Common Mistakes to Avoid

  • Treating work function (surface of a metal lattice) as identical to ionisation energy (free atom) — they differ numerically and conceptually.
  • Substituting wavelength into E = hf without first converting via f = c/λ, or mixing E = hf with E = hc/λ in the same line.
  • Confusing units: Vₛ is in volts, KE is in joules; the bridge is KE (J) = eVₛ (V).
  • Assuming “brighter light ⇒ faster electrons”. Brightness raises the saturation current, not Vₛ; only raising f raises Vₛ.

Practice Prompts

  1. A metal has φ = 2.30 eV. Light of wavelength 450 nm strikes it.

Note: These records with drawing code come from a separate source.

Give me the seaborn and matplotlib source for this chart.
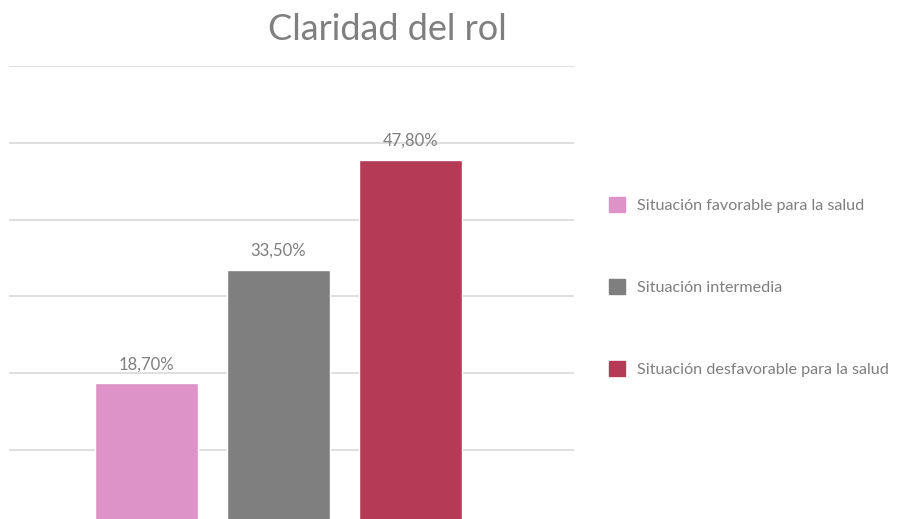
import pandas as pd
import seaborn as sns
import matplotlib.pyplot as plt
from matplotlib.patches import Patch

# data
categorias = ["Situación favorable para la salud", "Situación intermedia",
              "Situación desfavorable para la salud"]
valores = [18.7, 33.5, 47.8]
colores = ["#DD92C8", "#7F7F7F", "#B53A56"]

df = pd.DataFrame({"categoria": categorias, "valor": valores})

sns.set_style("white")
plt.rcParams["font.family"] = ["Lato", "DejaVu Sans"]
gris = "#7F7F7F"

fig = plt.figure(figsize=(8.99, 5.19), dpi=100)
ax = fig.add_axes([9 / 899, 0, 565 / 899, (519 - 66) / 519])

sns.barplot(data=df, x="categoria", y="valor", hue="categoria",
            palette=colores, saturation=1, width=0.78, ax=ax, legend=False, zorder=3)

for cont in ax.containers:
    ax.bar_label(cont, labels=[f"{v:.2f}%".replace(".", ",") for v in cont.datavalues],
                 padding=8, color=gris, fontsize=12)

ax.set_xlim(-1.04, 3.24)
ax.set_ylim(1.04, 60)
ax.set_yticks([10, 20, 30, 40, 50, 60])
ax.yaxis.grid(True, color="#D9D9D9", linewidth=1.2, zorder=0)
ax.set_axisbelow(True)
ax.set_xticks([])
ax.set_yticklabels([])
ax.tick_params(left=False, bottom=False)
ax.set_xlabel("")
ax.set_ylabel("")
for s in ax.spines.values():
    s.set_visible(False)

fig.text(387 / 899, 1 - 30 / 519, "Claridad del rol", ha="center", va="center",
         fontsize=26, color=gris)

handles = [Patch(facecolor=c, edgecolor=c) for c in colores]
fig.legend(handles, categorias, loc="center left", bbox_to_anchor=(594 / 899, 1 - 287 / 519),
           frameon=False, fontsize=11.6, labelcolor=gris, labelspacing=4.1,
           handlelength=1.05, handleheight=1.05, handletextpad=0.7)

fig.savefig("out.png", dpi=100)
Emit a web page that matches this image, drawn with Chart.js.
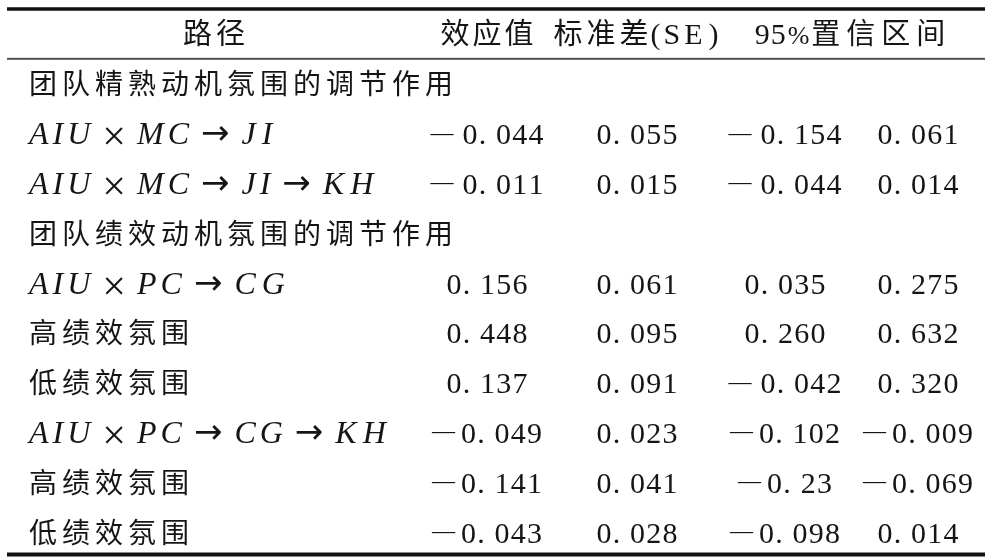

Find the stopping potential and the maximum speed of the ejected electron. (Answer: hf ≈ 2.76 eV, so eVₛ ≈ 0.46 eV ⇒ Vₛ ≈ 0.46 V; ½mv² = 0.46 eV ⇒ v ≈ 4.0 × 10⁵ m/s.)
  2. In an experiment, Vₛ = 1.20 V at f = 7.50 × 10¹⁴ Hz and Vₛ = 0.40 V at f = 5.50 × 10¹⁴ Hz. Use the two points to determine φ and the experimental value of h. (Slope = ΔVₛ/Δf ≈ 4.0 × 10⁻¹⁵ V·s ⇒ h ≈ 6.4 × 10⁻³⁴ J·s; intercept ⇒ φ ≈ 2.2 eV.)